Oby Ezekwesili hoping to be Nigeria’s first female president
Nigeria’s presidential election was shaping up to be a contest between two veteran male politicians, but the candidacy of Oby Ezekwesili could change that.
Women have run for the presidency before but she is the most prominent Nigerian woman to challenge for the top job, the
Ms Ezekwesili is well known for leading the #BringBackOurGirls campaign to help free the 276 girls kidnapped from Chibok, northern Nigeria, in 2014. She has also served as the country’s education minister and vice-president of the World Bank.
But come February’s vote it will be a tough challenge to unseat incumbent President Muhammadu Buhari, 75, or beat the main opposition candidate, Atiku Abubakar, 72, who both have formidable party machines behind them.

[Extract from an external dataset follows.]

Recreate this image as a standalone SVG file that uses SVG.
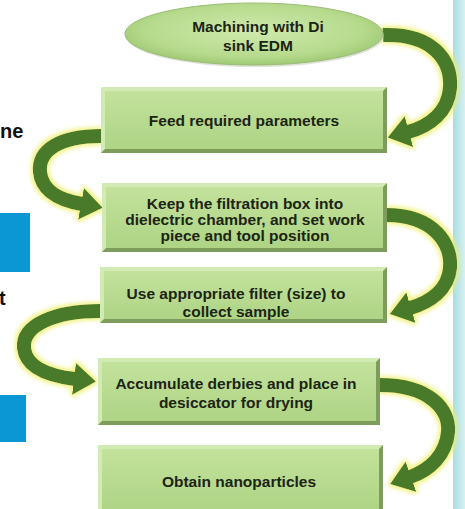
<svg xmlns="http://www.w3.org/2000/svg" width="465" height="509" viewBox="0 0 465 509">
<defs>
<style>
.lbl{font-family:"Liberation Sans",Arial,sans-serif;font-weight:bold;font-size:15.5px;fill:#1c2414;text-anchor:middle}
.side{font-family:"Liberation Sans",Arial,sans-serif;font-weight:bold;font-size:20px;fill:#111}
.edge{fill:#7e9c5c}
.hi{fill:#d2eab4}
.face{fill:url(#boxg)}
.arr{fill:none;stroke:#4a7a2a;stroke-width:14;marker-end:url(#head)}
.blue{fill:#0b97d3}
</style>
<linearGradient id="boxg" x1="0" y1="0" x2="0" y2="1">
<stop offset="0" stop-color="#c3e29c"/>
<stop offset="1" stop-color="#aed484"/>
</linearGradient>
<radialGradient id="ellg" cx="0.5" cy="0.45" r="0.6">
<stop offset="0" stop-color="#d0eaae"/>
<stop offset="0.7" stop-color="#b6da8c"/>
<stop offset="1" stop-color="#96c26a"/>
</radialGradient>
<linearGradient id="bar" x1="0" y1="0" x2="1" y2="0">
<stop offset="0" stop-color="#a9dde2"/>
<stop offset="1" stop-color="#d6f1f2"/>
</linearGradient>
<marker id="head" markerUnits="userSpaceOnUse" viewBox="0 0 22 32" refX="1" refY="16" markerWidth="22" markerHeight="32" orient="auto">
<path d="M0,0 L22,16 L0,32 z" fill="#4a7a2a"/>
</marker>
<filter id="glow" x="-30%" y="-30%" width="160%" height="160%">
<feMorphology in="SourceAlpha" operator="dilate" radius="2" result="d"/>
<feGaussianBlur in="d" stdDeviation="2" result="b"/>
<feFlood flood-color="#eef06e" flood-opacity="0.85"/>
<feComposite in2="b" operator="in" result="g"/>
<feMerge><feMergeNode in="g"/><feMergeNode in="SourceGraphic"/></feMerge>
</filter>
</defs>
<rect width="465" height="509" fill="#ffffff"/>
<rect x="453" y="0" width="12" height="509" fill="url(#bar)"/>
<rect class="blue" x="0" y="213" width="30" height="59"/>
<rect class="blue" x="0" y="395" width="26" height="47"/>
<text class="side" x="0" y="138">ne</text>
<text class="side" x="-1" y="305">t</text>

<g id="connectors" filter="url(#glow)">
<path class="arr" d="M383,35 C432,33 452,60 450,88 C448,112 430,126 408,132"/>
<path class="arr" d="M101,136 C60,136 38,150 40,172 C42,192 60,200 82,204"/>
<path class="arr" d="M386,215 C435,215 452,245 450,268 C448,290 430,302 410,308"/>
<path class="arr" d="M100,311 C55,311 22,325 24,348 C26,368 50,376 75,379"/>
<path class="arr" d="M380,385 C430,385 450,410 448,432 C446,455 430,470 410,477"/>
</g>

<g id="n0">
<ellipse cx="255" cy="36" rx="129" ry="31" fill="#c9cfc0" opacity="0.6"/>
<ellipse cx="254" cy="34" rx="129" ry="31" fill="url(#ellg)" stroke="#9cbd78" stroke-width="1"/>
<text class="lbl" x="258" y="32">Machining with Di</text>
<text class="lbl" x="258" y="51">sink EDM</text>
</g>

<g id="n1">
<rect class="edge" x="101" y="87" width="286" height="66"/>
<polygon class="hi" points="101,87 387,87 383,91 105,91 105,149 101,153"/>
<rect class="face" x="105" y="91" width="278" height="58"/>
<text class="lbl" x="244" y="126">Feed required parameters</text>
</g>

<g id="n2">
<rect class="edge" x="102" y="183" width="285" height="69"/>
<polygon class="hi" points="102,183 387,183 383,187 106,187 106,248 102,252"/>
<rect class="face" x="106" y="187" width="277" height="61"/>
<text class="lbl" x="245" y="209">Keep the filtration box into</text>
<text class="lbl" x="245" y="225">dielectric chamber, and set work</text>
<text class="lbl" x="245" y="241">piece and tool position</text>
</g>

<g id="n3">
<rect class="edge" x="100" y="267" width="287" height="56"/>
<polygon class="hi" points="100,267 387,267 383,271 104,271 104,319 100,323"/>
<rect class="face" x="104" y="271" width="279" height="48"/>
<text class="lbl" x="236" y="299">Use appropriate filter (size) to</text>
<text class="lbl" x="236" y="317">collect sample</text>
</g>

<g id="n4">
<rect class="edge" x="98" y="358" width="282" height="67"/>
<polygon class="hi" points="98,358 380,358 376,362 102,362 102,421 98,425"/>
<rect class="face" x="102" y="362" width="274" height="59"/>
<text class="lbl" x="236" y="389">Accumulate derbies and place in</text>
<text class="lbl" x="236" y="408">desiccator for drying</text>
</g>

<g id="n5">
<rect class="edge" x="98" y="445" width="285" height="70"/>
<polygon class="hi" points="98,445 383,445 379,449 102,449 102,511 98,515"/>
<rect class="face" x="102" y="449" width="277" height="62"/>
<text class="lbl" x="239" y="487">Obtain nanoparticles</text>
</g>
</svg>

President Muhammadu Buhari and former Vice-President Atiku Abubakar are the leading candidates
The deadline to register for the election passed at midnight local time (23:00 GMT) on Sunday and at least nine candidates in all are thought to have submitted their papers.
At the weekend, President Buhari was nominated by his All Progressives Congress (APC) and Mr Abubakar beat a field of 11 others to become the flag bearer for the People’s Democratic Party (PDP).
The two parties have supplied all of Nigeria’s presidents since the end of military rule in 1999.
What is Oby Ezekwesili’s message?
For Ms Ezekwesili the men she is facing represent a “mediocre political class that bumbles from one crisis to another”, as she told the meeting of the Allied Congress Party of Nigeria (ACPN), where her candidacy was declared.
She is setting herself up as the anti-establishment candidate, calling the politicians in charge of the country part of “an evil ruling class”. And, in an Obama-like move, the ACPN is labelling her as the “hope” candidate.
Ms Ezekwesili, who is 55 years old, is also trying to appeal to the youth of the country, saying that the people in charge do not understand the technological changes that are happening.
More than 50% of Nigerians are under the age of 30.
“How can a country gifted with millions of young, vibrant, brilliant people, be satisfied with just being [an] onlooker?” she asked.